WHAT THIS TASK INVOLVES
Of all the lines in the records, how many hold the word "matplotlib"? Answer with the number only.

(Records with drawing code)
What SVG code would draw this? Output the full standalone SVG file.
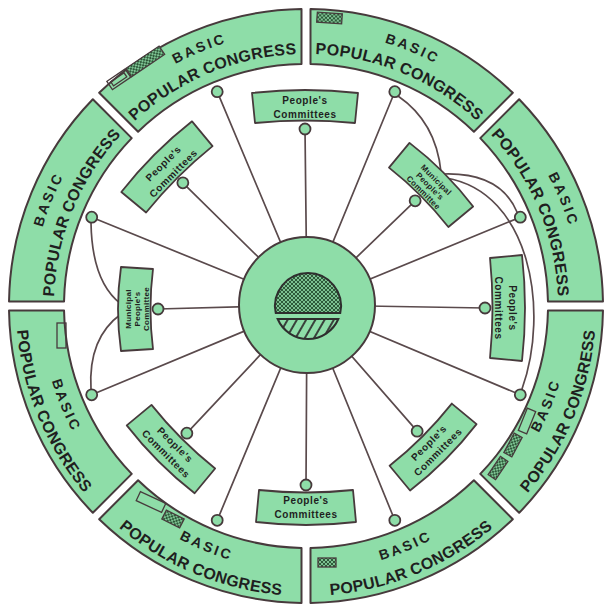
<svg xmlns="http://www.w3.org/2000/svg" width="605" height="608" viewBox="0 0 605 608">
<defs>
<style>
.seg{fill:#8edda8;stroke:#473a3c;stroke-width:2;stroke-linejoin:round}
.box{fill:#8edda8;stroke:#473a3c;stroke-width:1.8;stroke-linejoin:round}
.knob{fill:#8edda8;stroke:#473a3c;stroke-width:1.8}
.spoke{fill:none;stroke:#5a4a4c;stroke-width:1.7;stroke-linecap:round}
.deco{fill:none;stroke:#473a3c;stroke-width:1.3}
.decoh{fill:url(#xh);stroke:#473a3c;stroke-width:1.3}
.t1{font-family:"Liberation Sans",Arial,sans-serif;font-weight:bold;font-size:14px;letter-spacing:2.6px;fill:#1f1f1f;text-anchor:middle}
.t2{font-family:"Liberation Sans",Arial,sans-serif;font-weight:bold;font-size:16px;letter-spacing:0.3px;fill:#1f1f1f;text-anchor:middle}
.bt{font-family:"Liberation Sans",Arial,sans-serif;font-weight:bold;font-size:10px;letter-spacing:0.6px;fill:#1f1f1f;text-anchor:middle}
.mt{font-family:"Liberation Sans",Arial,sans-serif;font-weight:bold;font-size:8px;letter-spacing:0.3px;fill:#1f1f1f;text-anchor:middle}
</style>
<pattern id="xh" width="4" height="4" patternUnits="userSpaceOnUse"><rect width="4" height="4" fill="#7cc191"/><path d="M0 0L4 4M4 0L0 4" stroke="#2e5a3a" stroke-width="1"/></pattern>
<pattern id="dh" width="8" height="8" patternUnits="userSpaceOnUse" patternTransform="rotate(30)"><rect width="8" height="8" fill="#8edda8"/><line x1="1" y1="0" x2="1" y2="8" stroke="#2f2f2f" stroke-width="1.8"/></pattern>
<path id="p-lu-b" d="M 31 306 A 275 275 0 0 1 111.55 111.55"/>
<path id="p-lu-p" d="M 54 306 A 252 252 0 0 1 127.81 127.81"/>
<path id="p-tl-b" d="M 111.55 111.55 A 275 275 0 0 1 306 31"/>
<path id="p-tl-p" d="M 127.81 127.81 A 252 252 0 0 1 306 54"/>
<path id="p-tr-b" d="M 306 31 A 275 275 0 0 1 500.45 111.55"/>
<path id="p-tr-p" d="M 306 54 A 252 252 0 0 1 484.19 127.81"/>
<path id="p-ru-b" d="M 500.45 111.55 A 275 275 0 0 1 581 306"/>
<path id="p-ru-p" d="M 484.19 127.81 A 252 252 0 0 1 558 306"/>
<path id="p-rl-b" d="M 493.39 493.39 A 265 265 0 0 0 571 306"/>
<path id="p-rl-p" d="M 511.06 511.06 A 290 290 0 0 0 596 306"/>
<path id="p-br-b" d="M 306 571 A 265 265 0 0 0 493.39 493.39"/>
<path id="p-br-p" d="M 306 596 A 290 290 0 0 0 511.06 511.06"/>
<path id="p-bl-b" d="M 118.61 493.39 A 265 265 0 0 0 306 571"/>
<path id="p-bl-p" d="M 100.94 511.06 A 290 290 0 0 0 306 596"/>
<path id="p-ll-b" d="M 41 306 A 265 265 0 0 0 118.61 493.39"/>
<path id="p-ll-p" d="M 16 306 A 290 290 0 0 0 100.94 511.06"/>
</defs>
<rect width="605" height="608" fill="#ffffff"/>

<g id="connectors">
<line class="spoke" x1="307" y1="305" x2="217.2" y2="91.7"/>
<line class="spoke" x1="307" y1="305" x2="394.8" y2="91.7"/>
<line class="spoke" x1="307" y1="305" x2="520.3" y2="217.2"/>
<line class="spoke" x1="307" y1="305" x2="520.3" y2="394.8"/>
<line class="spoke" x1="307" y1="305" x2="394.8" y2="520.3"/>
<line class="spoke" x1="307" y1="305" x2="217.2" y2="520.3"/>
<line class="spoke" x1="307" y1="305" x2="91.7" y2="394.8"/>
<line class="spoke" x1="307" y1="305" x2="91.7" y2="217.2"/>
<line class="spoke" x1="307" y1="305" x2="305" y2="129"/>
<line class="spoke" x1="307" y1="305" x2="182.85" y2="182.85"/>
<line class="spoke" x1="307" y1="305" x2="415.15" y2="200.85"/>
<line class="spoke" x1="307" y1="305" x2="485" y2="308"/>
<line class="spoke" x1="307" y1="305" x2="158" y2="309"/>
<line class="spoke" x1="307" y1="305" x2="186.85" y2="433.15"/>
<line class="spoke" x1="307" y1="305" x2="417.15" y2="431.15"/>
<line class="spoke" x1="307" y1="305" x2="306" y2="485"/>
<path class="spoke" d="M 91 223 Q 92 282 121 304"/>
<path class="spoke" d="M 121 314 Q 88 338 91 389"/>
<path class="spoke" d="M 398 96 Q 436 122 441 172"/>
<path class="spoke" d="M 443 174 Q 500 172 517 212"/>
<path class="spoke" d="M 446 178 C 530 192 550 310 522 389"/>
</g>

<g id="seg-left-upper">
<path class="seg" d="M 9.03 301.5 A 297 297 0 0 1 92.83 99.19 L 131.73 138.09 A 242 242 0 0 0 64.04 301.5 Z"/>
<text class="t1"><textPath href="#p-lu-b" startOffset="50%">BASIC</textPath></text>
<text class="t2"><textPath href="#p-lu-p" startOffset="50%">POPULAR CONGRESS</textPath></text>
<circle class="knob" cx="91.7" cy="217.2" r="5.5"/>
</g>
<g id="seg-top-left">
<path class="seg" d="M 99.19 92.83 A 297 297 0 0 1 301.5 9.03 L 301.5 64.04 A 242 242 0 0 0 138.09 131.73 Z"/>
<g transform="translate(137 67) rotate(-34)">
<rect class="deco" x="-33" y="-5" width="22" height="10"/>
<rect class="deco" x="-30" y="-2.5" width="16" height="5"/>
<rect class="decoh" x="-10" y="-5" width="40" height="10"/>
</g>
<text class="t1"><textPath href="#p-tl-b" startOffset="50%">BASIC</textPath></text>
<text class="t2"><textPath href="#p-tl-p" startOffset="50%">POPULAR CONGRESS</textPath></text>
<circle class="knob" cx="217.2" cy="91.7" r="5.5"/>
</g>
<g id="seg-top-right">
<path class="seg" d="M 310.5 9.03 A 297 297 0 0 1 512.81 92.83 L 473.91 131.73 A 242 242 0 0 0 310.5 64.04 Z"/>
<rect class="decoh" x="317" y="13" width="25" height="10" transform="rotate(4 329 18)"/>
<text class="t1"><textPath href="#p-tr-b" startOffset="50%">BASIC</textPath></text>
<text class="t2"><textPath href="#p-tr-p" startOffset="50%">POPULAR CONGRESS</textPath></text>
<circle class="knob" cx="394.8" cy="91.7" r="5.5"/>
</g>
<g id="seg-right-upper">
<path class="seg" d="M 519.17 99.19 A 297 297 0 0 1 602.97 301.5 L 547.96 301.5 A 242 242 0 0 0 480.27 138.09 Z"/>
<text class="t1"><textPath href="#p-ru-b" startOffset="50%">BASIC</textPath></text>
<text class="t2"><textPath href="#p-ru-p" startOffset="50%">POPULAR CONGRESS</textPath></text>
<circle class="knob" cx="520.3" cy="217.2" r="5.5"/>
</g>
<g id="seg-right-lower">
<path class="seg" d="M 602.97 310.5 A 297 297 0 0 1 519.17 512.81 L 480.27 473.91 A 242 242 0 0 0 547.96 310.5 Z"/>
<rect class="deco" x="-12" y="-4.5" width="24" height="9" transform="translate(527 421) rotate(112)"/>
<rect class="decoh" x="-11" y="-4.5" width="22" height="9" transform="translate(513 445) rotate(118)"/>
<rect class="decoh" x="-11" y="-4.5" width="22" height="9" transform="translate(498 468) rotate(124)"/>
<text class="t1"><textPath href="#p-rl-b" startOffset="50%">BASIC</textPath></text>
<text class="t2"><textPath href="#p-rl-p" startOffset="50%">POPULAR CONGRESS</textPath></text>
<circle class="knob" cx="520.3" cy="394.8" r="5.5"/>
</g>
<g id="seg-bottom-right">
<path class="seg" d="M 512.81 519.17 A 297 297 0 0 1 310.5 602.97 L 310.5 547.96 A 242 242 0 0 0 473.91 480.27 Z"/>
<rect class="decoh" x="318" y="558" width="18" height="9"/>
<text class="t1"><textPath href="#p-br-b" startOffset="50%">BASIC</textPath></text>
<text class="t2"><textPath href="#p-br-p" startOffset="50%">POPULAR CONGRESS</textPath></text>
<circle class="knob" cx="394.8" cy="520.3" r="5.5"/>
</g>
<g id="seg-bottom-left">
<path class="seg" d="M 301.5 602.97 A 297 297 0 0 1 99.19 519.17 L 138.09 480.27 A 242 242 0 0 0 301.5 547.96 Z"/>
<rect class="deco" x="-14" y="-5" width="28" height="10" transform="translate(151 502) rotate(25)"/>
<rect class="decoh" x="-10" y="-5" width="20" height="10" transform="translate(173 519) rotate(27)"/>
<text class="t1"><textPath href="#p-bl-b" startOffset="50%">BASIC</textPath></text>
<text class="t2"><textPath href="#p-bl-p" startOffset="50%">POPULAR CONGRESS</textPath></text>
<circle class="knob" cx="217.2" cy="520.3" r="5.5"/>
</g>
<g id="seg-left-lower">
<path class="seg" d="M 92.83 512.81 A 297 297 0 0 1 9.03 310.5 L 64.04 310.5 A 242 242 0 0 0 131.73 473.91 Z"/>
<rect class="deco" x="57" y="323" width="9" height="25"/>
<text class="t1"><textPath href="#p-ll-b" startOffset="50%">BASIC</textPath></text>
<text class="t2"><textPath href="#p-ll-p" startOffset="50%">POPULAR CONGRESS</textPath></text>
<circle class="knob" cx="91.7" cy="394.8" r="5.5"/>
</g>

<g id="box-top" transform="translate(305 108)">
<path class="box" d="M -53 -15 Q 0 -21 53 -15 L 50 15 Q 0 10 -50 15 Z"/>
<text class="bt" x="0" y="-4">People's</text>
<text class="bt" x="0" y="10">Committees</text>
<circle class="knob" cx="0" cy="21" r="5.5"/>
</g>
<g id="box-upper-left" transform="translate(168 168) rotate(-45)">
<path class="box" d="M -50 -16 Q 0 -22 50 -16 L 47 16 Q 0 11 -47 16 Z"/>
<text class="bt" x="0" y="-3">People's</text>
<text class="bt" x="0" y="11">Committees</text>
<circle class="knob" cx="0" cy="21" r="5.5"/>
</g>
<g id="box-upper-right" transform="translate(430 186) rotate(45)">
<path class="box" d="M -45 -16 Q 0 -22 45 -16 L 42 16 Q 0 11 -42 16 Z"/>
<text class="mt" x="0" y="-6">Municipal</text>
<text class="mt" x="0" y="3">People's</text>
<text class="mt" x="0" y="12">Committee</text>
<circle class="knob" cx="0" cy="21" r="5.5"/>
</g>
<g id="box-right" transform="translate(506 308) rotate(90)">
<path class="box" d="M -53 -16 Q 0 -22 53 -16 L 50 16 Q 0 11 -50 16 Z"/>
<text class="bt" x="0" y="-3">People's</text>
<text class="bt" x="0" y="11">Committees</text>
<circle class="knob" cx="0" cy="21" r="5.5"/>
</g>
<g id="box-left" transform="translate(137 309) rotate(-90)">
<path class="box" d="M -42 -16 Q 0 -22 42 -16 L 40 16 Q 0 11 -40 16 Z"/>
<text class="mt" x="0" y="-6">Municipal</text>
<text class="mt" x="0" y="3">People's</text>
<text class="mt" x="0" y="12">Committee</text>
<circle class="knob" cx="0" cy="21" r="5.5"/>
</g>
<g id="box-lower-left" transform="translate(172 448) rotate(45)">
<path class="box" d="M -45 -16 Q 0 -11 45 -16 L 48 16 Q 0 22 -48 16 Z"/>
<text class="bt" x="0" y="-1">People's</text>
<text class="bt" x="0" y="12">Committees</text>
<circle class="knob" cx="0" cy="-21" r="5.5"/>
</g>
<g id="box-lower-right" transform="translate(432 446) rotate(-45)">
<path class="box" d="M -44 -16 Q 0 -11 44 -16 L 47 16 Q 0 22 -47 16 Z"/>
<text class="bt" x="0" y="-1">People's</text>
<text class="bt" x="0" y="12">Committees</text>
<circle class="knob" cx="0" cy="-21" r="5.5"/>
</g>
<g id="box-bottom" transform="translate(306 506)">
<path class="box" d="M -47 -16 Q 0 -11 47 -16 L 50 16 Q 0 22 -50 16 Z"/>
<text class="bt" x="0" y="-2">People's</text>
<text class="bt" x="0" y="12">Committees</text>
<circle class="knob" cx="0" cy="-21" r="5.5"/>
</g>

<g id="center">
<circle cx="307" cy="305" r="68" fill="#8edda8" stroke="#473a3c" stroke-width="2"/>
<path d="M 275.75 313 A 33 33 0 1 1 340.25 313 Z" fill="url(#xh)" stroke="#2e2e2e" stroke-width="2"/>
<path d="M 277.67 319 L 338.33 319 A 33 33 0 0 1 277.67 319 Z" fill="url(#dh)" stroke="#2e2e2e" stroke-width="2"/>
</g>
</svg>
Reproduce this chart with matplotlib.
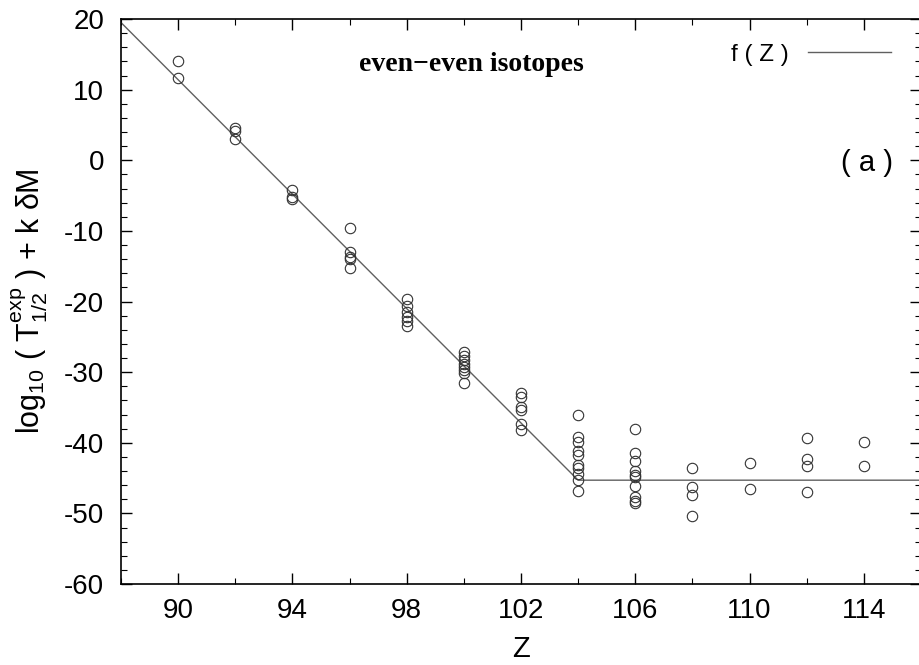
import numpy as np
import matplotlib
matplotlib.use("Agg")
import matplotlib.pyplot as plt
from matplotlib.ticker import MultipleLocator

plt.rcParams['font.family'] = ['Liberation Sans', 'DejaVu Sans']
plt.rcParams['mathtext.default'] = 'regular'
plt.rcParams['axes.unicode_minus'] = False

# measured values, grouped by Z
z_90 = [14.1, 11.7]
z_92 = [4.5, 4.2, 3.0]
z_94 = [-4.2, -5.2, -5.5]
z_96 = [-9.6, -13.0, -13.7, -14.0, -15.2]
z_98 = [-19.7, -20.7, -21.5, -22.2, -22.8, -23.4]
z_100 = [-27.1, -27.7, -28.3, -28.9, -29.3, -29.7, -30.1, -31.5]
z_102 = [-32.9, -33.5, -34.9, -35.4, -37.4, -38.2]
z_104 = [-36.0, -39.2, -39.9, -41.2, -41.8, -43.1, -43.6, -44.4, -45.3, -46.8]
z_106 = [-38.0, -41.4, -42.6, -44.0, -44.5, -44.9, -46.1, -47.7, -48.2, -48.6]
z_108 = [-43.6, -46.3, -47.4, -50.4]
z_110 = [-42.9, -46.6]
z_112 = [-39.3, -42.3, -43.3, -47.0]
z_114 = [-39.9, -43.3]

groups = {90: z_90, 92: z_92, 94: z_94, 96: z_96, 98: z_98, 100: z_100,
          102: z_102, 104: z_104, 106: z_106, 108: z_108, 110: z_110,
          112: z_112, 114: z_114}

# f(Z): straight line down to the kink, then flat
f_z = [88, 104, 116]
f_val = [19.5, -45.3, -45.3]

fig = plt.figure(figsize=(9.19, 6.65), dpi=100)
ax = fig.add_axes([121/919, 1 - 584/665, 800/919, 565/665])

zz = []
yy = []
for z, vals in groups.items():
    zz += [z]*len(vals)
    yy += vals

ax.plot(f_z, f_val, color='#606060', lw=1.0, label='f ( Z )')
ax.plot(zz, yy, 'o', mfc='none', mec='#333333', mew=0.8, ms=7.5, ls='none')

ax.set_xlim(88, 116)
ax.set_ylim(-60, 20)
ax.xaxis.set_minor_locator(MultipleLocator(2))
ax.set_xticks([90, 94, 98, 102, 106, 110, 114])
ax.yaxis.set_major_locator(MultipleLocator(10))
ax.yaxis.set_minor_locator(MultipleLocator(2))
ax.tick_params(which='both', direction='in', top=True, right=True, labelsize=20)
ax.tick_params(which='major', length=8, width=1)
ax.tick_params(which='minor', length=4, width=0.8)
ax.tick_params(axis='y', pad=12)
ax.tick_params(axis='x', pad=10)
for s in ax.spines.values():
    s.set_linewidth(1.2)

ax.set_xlabel('Z', fontsize=21, labelpad=8)
ax.set_ylabel(r'log$_{10}$ ( T$^{exp}_{1/2}$ ) + k δM', fontsize=22, labelpad=10)

ax.text(100.25, 13.6, 'even\u2212even isotopes', family='Liberation Serif',
        weight='bold', fontsize=20, ha='center', va='center')
ax.text(114.1, -0.4, '( a )', fontsize=21, ha='center', va='center')

ax.legend(loc='upper right', bbox_to_anchor=(0.99, 0.995), frameon=False,
          markerfirst=False, handlelength=3.4, handletextpad=0.8, fontsize=17.5)

fig.savefig('out.png', dpi=100)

EXERCISE RESPONSE
5